The University Senate resolution also cited a John Hopkins Center for Gun Policy and Research study, which claimed that “while the net effect of right-to-carry gun policies have negatively impacted public safety broadly, their effects are likely to be far more deleterious when extended to college campuses.”’

But in March 2018, the Lawrence-Journal World reported that within the first six months of the campus carry policy’s implementation in July 2017, the KU Office of Public Safety recorded a 13 percent decrease in overall crime and no criminal weapons violations.

Last Wednesday, Woodard replied on Twitter to a supporter who expressed a desire to take firearms off KBOR campuses. Woodard acknowledged that his bill could be a “good start” reversing Kansas’ campus carry policy.

“Allowing them to say they don’t want guns on campuses is a good start to removing them, or reinstating training and permit requirements,” Woodard tweeted.

Benjamin Ristow, Vice President of College Republicans at Kansas State University, expressed concern about Woodard’s bill when speaking with Campus Reform.

“If state agents were now allowed to openly propagandize the issue in their official capacity, there would undoubtedly be consequences,” Ristow said. “State agents in higher education, who are on the whole already overwhelmingly anti-campus carry, would be released from their requirement to even present a facade of neutrality, and instead state agents and state money would likely be used to attack the rights of the state’s citizens.”

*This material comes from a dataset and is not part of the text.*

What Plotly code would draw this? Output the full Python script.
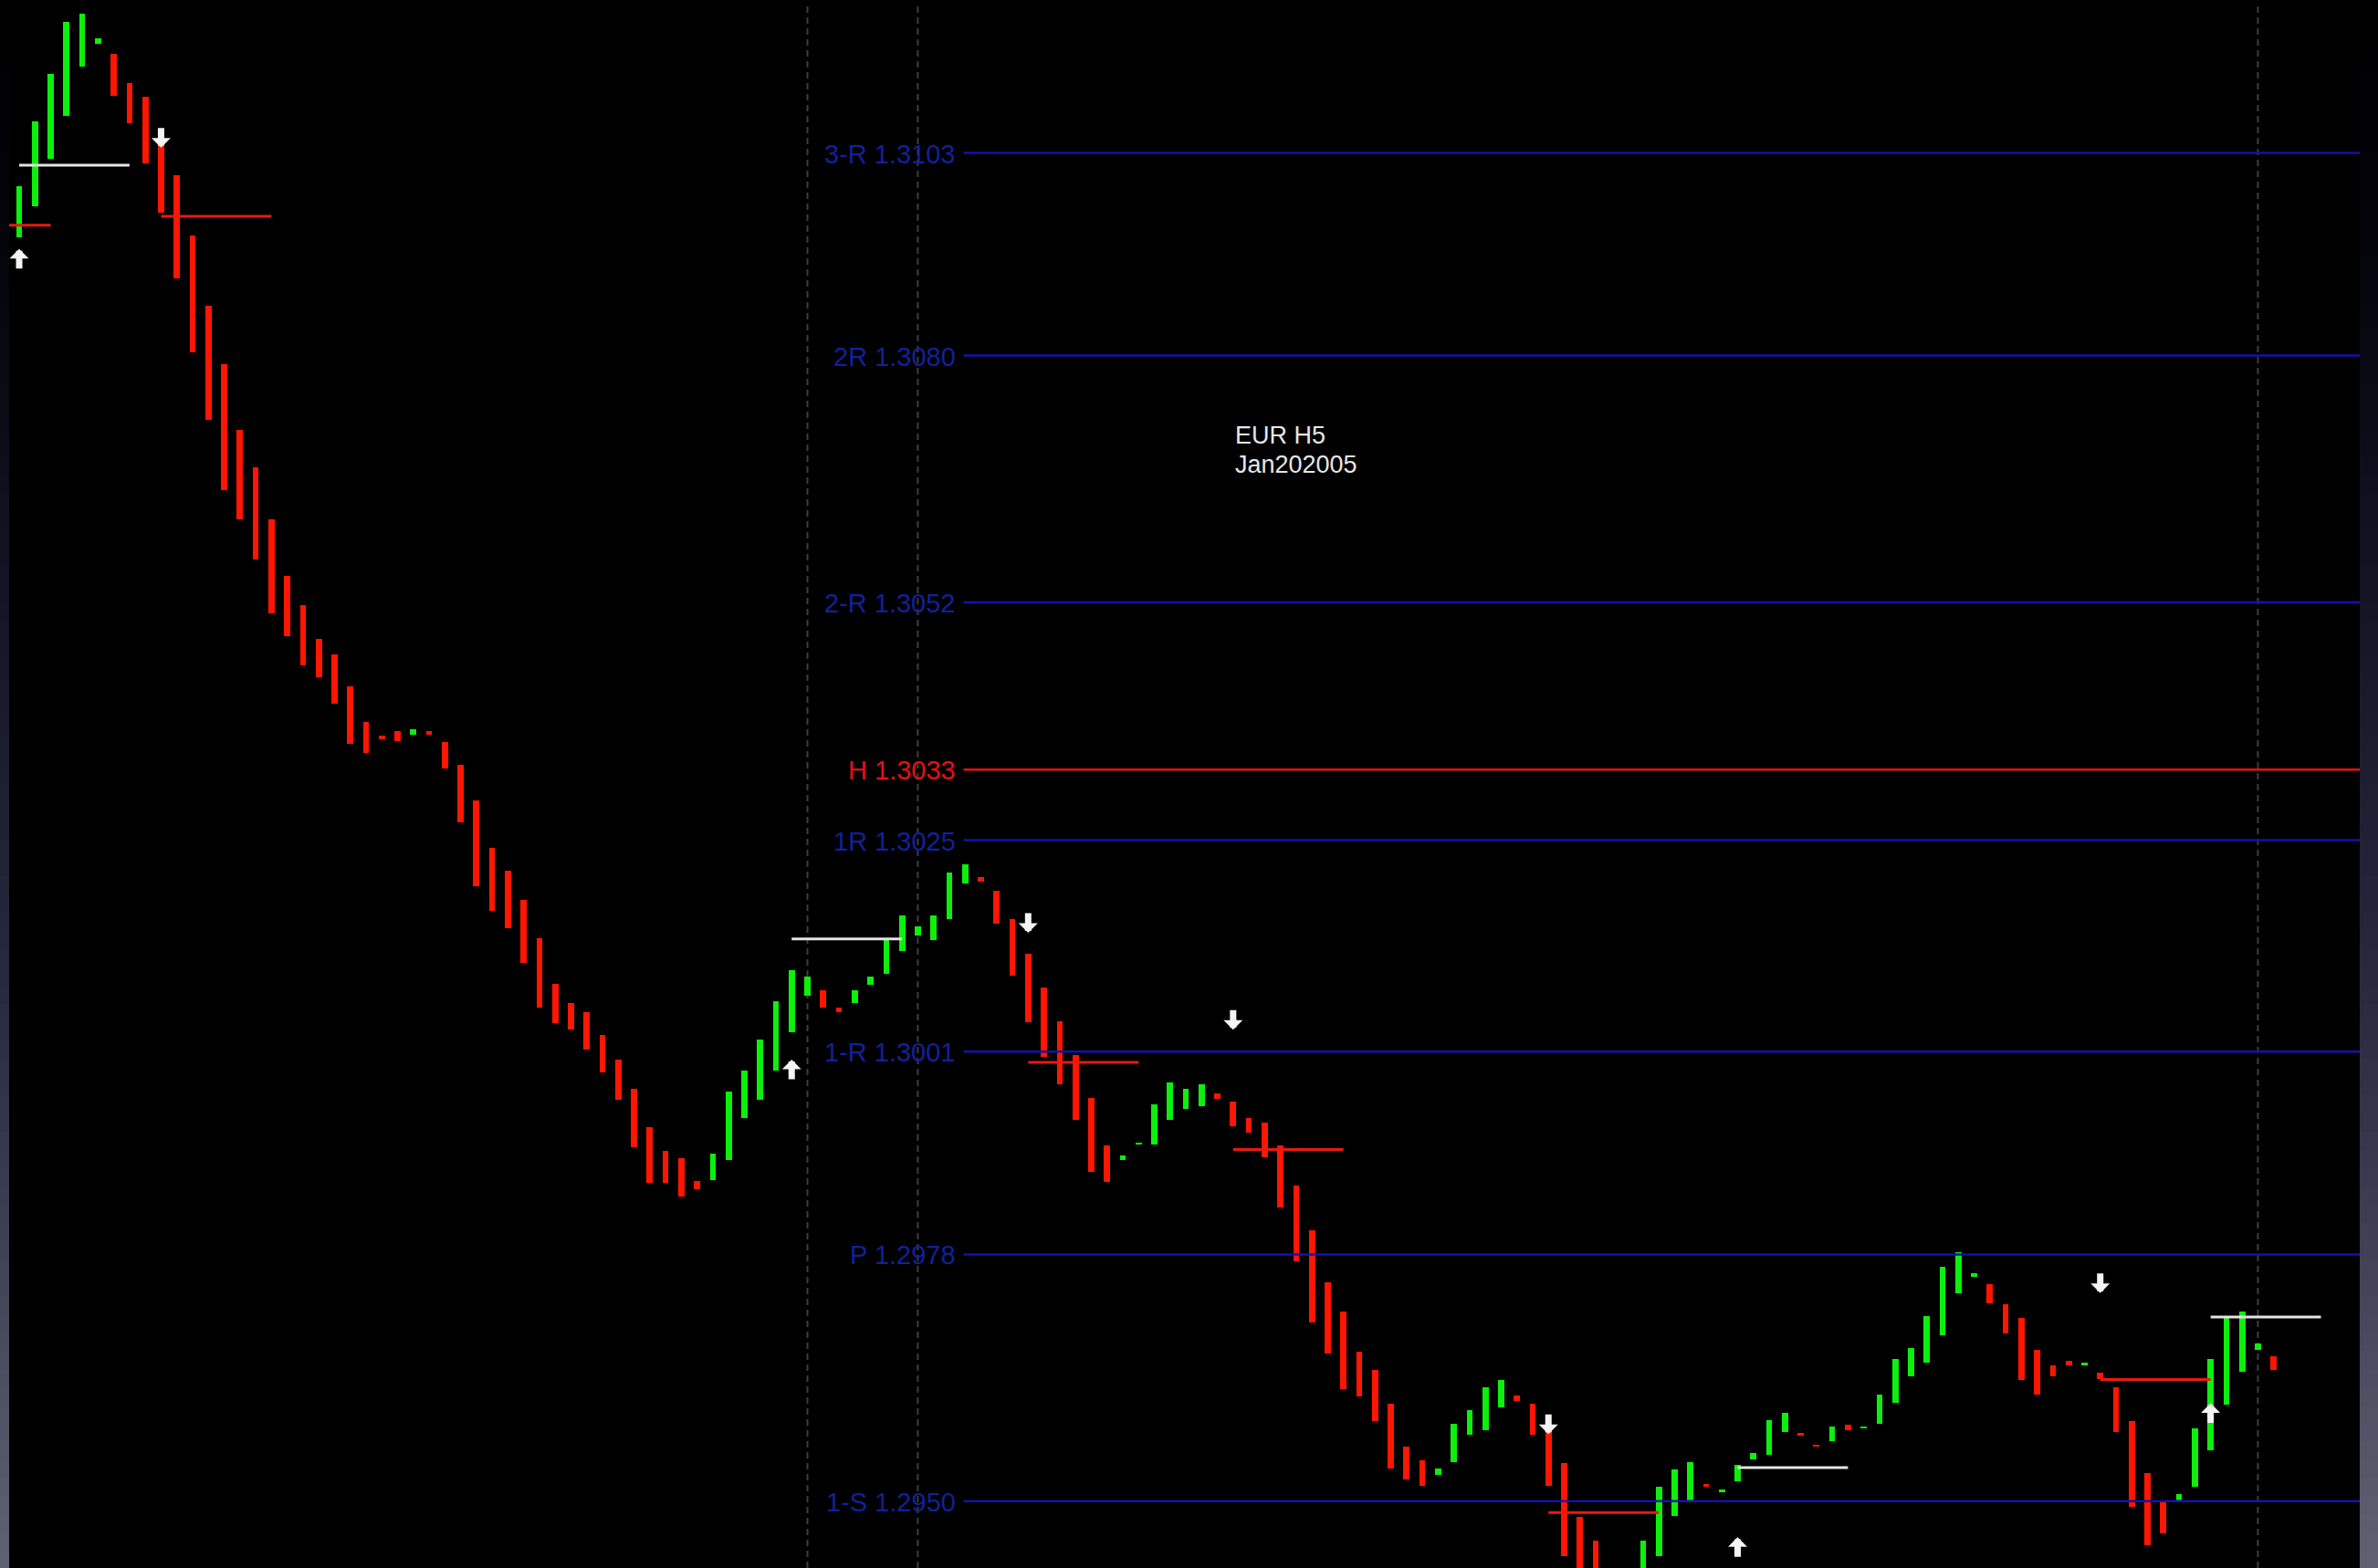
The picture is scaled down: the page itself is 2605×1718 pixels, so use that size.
import plotly.graph_objects as go

# ---------------- data ----------------
bar_high = [
    1.30992, 1.31066, 1.31120, 1.31179, 1.31188, 1.31160, 1.31142, 1.31109, 1.31094, 1.31039,
    1.31005, 1.30936, 1.30857, 1.30790, 1.30716, 1.30673, 1.30614, 1.30550, 1.30517, 1.30478,
    1.30461, 1.30425, 1.30384, 1.30369, 1.30374, 1.30376, 1.30374, 1.30361, 1.30336, 1.30295,
    1.30241, 1.30215, 1.30182, 1.30139, 1.30087, 1.30065, 1.30055, 1.30029, 1.30001, 1.29968,
    1.29924, 1.29897, 1.29889, 1.29863, 1.29894, 1.29965, 1.29989, 1.30024, 1.30067, 1.30103,
    1.30095, 1.30080, 1.30060, 1.30080, 1.30095, 1.30138, 1.30165, 1.30152, 1.30165, 1.30213,
    1.30223, 1.30208, 1.30193, 1.30160, 1.30121, 1.30083, 1.30045, 1.30006, 1.29958, 1.29904,
    1.29892, 1.29907, 1.29950, 1.29975, 1.29968, 1.29973, 1.29963, 1.29953, 1.29935, 1.29930,
    1.29904, 1.29858, 1.29807, 1.29748, 1.29715, 1.29670, 1.29649, 1.29611, 1.29562, 1.29546,
    1.29537, 1.29588, 1.29603, 1.29629, 1.29637, 1.29620, 1.29611, 1.29578, 1.29543, 1.29482,
    1.29455, 1.29415, 1.29410, 1.29455, 1.29516, 1.29536, 1.29544, 1.29519, 1.29513, 1.29541,
    1.29555, 1.29592, 1.29600, 1.29577, 1.29564, 1.29585, 1.29587, 1.29585, 1.29621, 1.29661,
    1.29674, 1.29710, 1.29766, 1.29782, 1.29759, 1.29746, 1.29723, 1.29708, 1.29672, 1.29654,
    1.29659, 1.29657, 1.29646, 1.29629, 1.29591, 1.29532, 1.29501, 1.29508, 1.29583, 1.29661,
    1.29709, 1.29715, 1.29679, 1.29664,
]
bar_low = [
    1.30934, 1.30969, 1.31023, 1.31072, 1.31128, 1.31154, 1.31095, 1.31064, 1.31018, 1.30962,
    1.30888, 1.30804, 1.30727, 1.30647, 1.30614, 1.30569, 1.30508, 1.30482, 1.30448, 1.30435,
    1.30405, 1.30359, 1.30349, 1.30365, 1.30362, 1.30370, 1.30370, 1.30331, 1.30270, 1.30198,
    1.30170, 1.30150, 1.30111, 1.30060, 1.30042, 1.30035, 1.30012, 1.29987, 1.29955, 1.29902,
    1.29861, 1.29861, 1.29846, 1.29854, 1.29864, 1.29887, 1.29935, 1.29955, 1.29989, 1.30032,
    1.30074, 1.30060, 1.30055, 1.30065, 1.30086, 1.30098, 1.30124, 1.30142, 1.30137, 1.30160,
    1.30201, 1.30203, 1.30155, 1.30096, 1.30043, 1.30004, 1.29973, 1.29933, 1.29874, 1.29862,
    1.29887, 1.29905, 1.29905, 1.29933, 1.29945, 1.29948, 1.29956, 1.29925, 1.29918, 1.29890,
    1.29833, 1.29772, 1.29703, 1.29668, 1.29627, 1.29619, 1.29591, 1.29537, 1.29525, 1.29517,
    1.29530, 1.29544, 1.29575, 1.29581, 1.29606, 1.29614, 1.29575, 1.29517, 1.29438, 1.29400,
    1.29380, 1.29350, 1.29360, 1.29385, 1.29438, 1.29483, 1.29501, 1.29517, 1.29511, 1.29522,
    1.29547, 1.29553, 1.29578, 1.29575, 1.29562, 1.29568, 1.29581, 1.29583, 1.29588, 1.29612,
    1.29642, 1.29657, 1.29688, 1.29736, 1.29755, 1.29724, 1.29690, 1.29637, 1.29621, 1.29642,
    1.29654, 1.29654, 1.29638, 1.29578, 1.29494, 1.29450, 1.29463, 1.29499, 1.29516, 1.29558,
    1.29609, 1.29647, 1.29672, 1.29649,
]
bar_dir = list(
    "GGGGGG" "RRRRRRRRRRRRRRRRRRR" "G" "RRRRRRRRRRRRRRRRRR" "GGGGGGG" "RR" "GGGGGGGG"
    "RRRRRRRRR" "GGGGGG" "RRRRRRRRRRRRRR" "GGGGG" "RRRRRRR" "GGGGG" "R" "GGGGG" "RR"
    "G" "R" "GGGGGGGG" "RRRRRR" "G" "RRRRR" "GGGGGG" "R"
)
bar_index = list(range(len(bar_high)))
assert len(bar_high) == len(bar_low) == len(bar_dir) == 144

pivot_names = ["3-R", "2R", "2-R", "H", "1R", "1-R", "P", "1-S"]
pivot_values = [1.3103, 1.3080, 1.3052, 1.3033, 1.3025, 1.3001, 1.2978, 1.2950]
pivot_kind = ["blue", "blue", "blue", "red", "blue", "blue", "blue", "blue"]

signal_start = [-5, 0, 9, 49, 64, 77, 97, 109, 132, 139]
signal_len = 7
signal_price = [1.30948, 1.31016, 1.30958, 1.30138, 1.29998, 1.29899, 1.29487, 1.29538, 1.29638, 1.29709]
signal_kind = ["red", "white", "red", "white", "red", "red", "red", "white", "red", "white"]

arrow_bar = [0, 9, 49, 64, 77, 97, 109, 132, 139]
arrow_price = [1.30921, 1.31036, 1.30001, 1.30145, 1.30035, 1.29576, 1.29459, 1.29736, 1.29611]
arrow_dir = ["up", "down", "up", "down", "down", "down", "up", "down", "up"]

session_lines = [50, 57, 142]

title_lines = ["EUR H5", "Jan202005"]

# ---------------- styling ----------------
W, H = 2605, 1718
ML, MR = 10, 20
X_RANGE = [-0.637, 148.46]
Y_RANGE = [1.294241, 1.312035]
GREEN = "#0cf00c"
RED = "#ff1600"
LINE_BLUE = "#1212b0"
TEXT_BLUE = "#10229a"
PIVOT_RED = "#e81010"
FONT = "Liberation Sans, Arial, sans-serif"

fig = go.Figure()

# pivot lines
pivot_x0 = 59.9
for v, kind in zip(pivot_values, pivot_kind):
    fig.add_trace(go.Scatter(
        x=[pivot_x0, X_RANGE[1]], y=[v, v], mode="lines",
        line=dict(color=PIVOT_RED if kind == "red" else LINE_BLUE, width=2.5),
        hoverinfo="skip", showlegend=False,
    ))

# price bars (low-high ranges)
fig.add_trace(go.Bar(
    x=bar_index,
    base=bar_low,
    y=[h - l for h, l in zip(bar_high, bar_low)],
    width=0.39,
    marker=dict(color=[GREEN if d == "G" else RED for d in bar_dir], line=dict(width=0)),
    hoverinfo="skip", showlegend=False,
))

# short signal lines
for s, p, kind in zip(signal_start, signal_price, signal_kind):
    fig.add_trace(go.Scatter(
        x=[s, s + signal_len], y=[p, p], mode="lines",
        line=dict(color="#e4e4e4" if kind == "white" else "#e81a10", width=3),
        hoverinfo="skip", showlegend=False,
    ))

annotations = []
# arrows
for b, p, d in zip(arrow_bar, arrow_price, arrow_dir):
    annotations.append(dict(
        x=b, y=p, xref="x", yref="y", text="", showarrow=True,
        ax=0, ay=23 if d == "up" else -23,
        arrowhead=1, arrowsize=0.5, arrowwidth=7, arrowcolor="#f4f4f4", standoff=0,
    ))
# pivot labels
for n, v, kind in zip(pivot_names, pivot_values, pivot_kind):
    annotations.append(dict(
        x=59.5, y=v, xref="x", yref="y", text=f"{n} {v:.4f}", showarrow=False,
        xanchor="right", yanchor="middle", yshift=-1,
        font=dict(family=FONT, size=29, color=PIVOT_RED if kind == "red" else TEXT_BLUE),
    ))
# title text
for i, t in enumerate(title_lines):
    annotations.append(dict(
        x=0.5208, y=0.7225 - i * 0.0185, xref="paper", yref="paper", text=t, showarrow=False,
        xanchor="left", yanchor="middle",
        font=dict(family=FONT, size=27, color="#e6e6e6"),
    ))

shapes = []
# session separators
for s in session_lines:
    shapes.append(dict(
        type="line", xref="x", yref="paper", x0=s, x1=s, y0=0, y1=0.996,
        line=dict(color="#3e3e3e", width=2, dash="7px,5px"), layer="below",
    ))

# background gradient strips at the window edges
stops = [(0, (0, 0, 0)), (300, (5, 5, 12)), (600, (18, 18, 34)), (900, (32, 32, 52)),
         (1100, (42, 42, 64)), (1300, (58, 58, 80)), (1500, (76, 77, 96)), (1718, (96, 97, 114))]


def grad(ypx):
    for (y0, c0), (y1, c1) in zip(stops[:-1], stops[1:]):
        if y0 <= ypx <= y1:
            t = (ypx - y0) / (y1 - y0)
            return "rgb(%d,%d,%d)" % tuple(round(a + (b - a) * t) for a, b in zip(c0, c1))
    return "rgb(96,97,114)"


pw = W - ML - MR
step = 20
for y in range(0, H, step):
    col = grad(y + step / 2)
    ytop = 1 - y / H
    ybot = 1 - min(y + step, H) / H
    for xa, xb in ((-ML / pw, 0), (1, 1 + MR / pw)):
        shapes.append(dict(type="rect", xref="paper", yref="paper", x0=xa, x1=xb,
                           y0=ybot, y1=ytop, fillcolor=col, line=dict(width=0), layer="below"))

fig.update_layout(
    width=W, height=H, autosize=False,
    margin=dict(l=ML, r=MR, t=0, b=0, pad=0),
    paper_bgcolor="#000000", plot_bgcolor="#000000",
    xaxis=dict(range=X_RANGE, visible=False, showgrid=False, zeroline=False, fixedrange=True),
    yaxis=dict(range=Y_RANGE, visible=False, showgrid=False, zeroline=False, fixedrange=True),
    barmode="overlay", bargap=0,
    annotations=annotations, shapes=shapes,
    showlegend=False, hovermode=False,
)

fig.write_html(
    "out.html",
    config={"displayModeBar": False},
    post_script=(
        "document.body.style.margin='0';document.body.style.padding='0';"
        "document.body.style.background='#000';document.body.style.overflow='hidden';"
        "document.documentElement.style.overflow='hidden';"
    ),
)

When the statewide campus carry policy took effect just in time for the fall 2017 semester, University of Kansas film and media studies Professor Kevin Willmott came to teach class in a bulletproof vest to protest the new rule. He also vowed to wear a bulletproof vest for the entirety of the school year, saying “try to forget that I’m wearing a vest, and I’ll try to forget that you could be packing a .44 magnum.”

In fall 2018, University of Kansas history professor Eric Rath said that he felt uncomfortable hosting in-person office hours for his online class, requesting that students “not bring firearms to class or wherever I am present” in his syllabus. Rath also made it known that he “no longer feel[s] safe” having visitors in his office due to the concealed carry policy.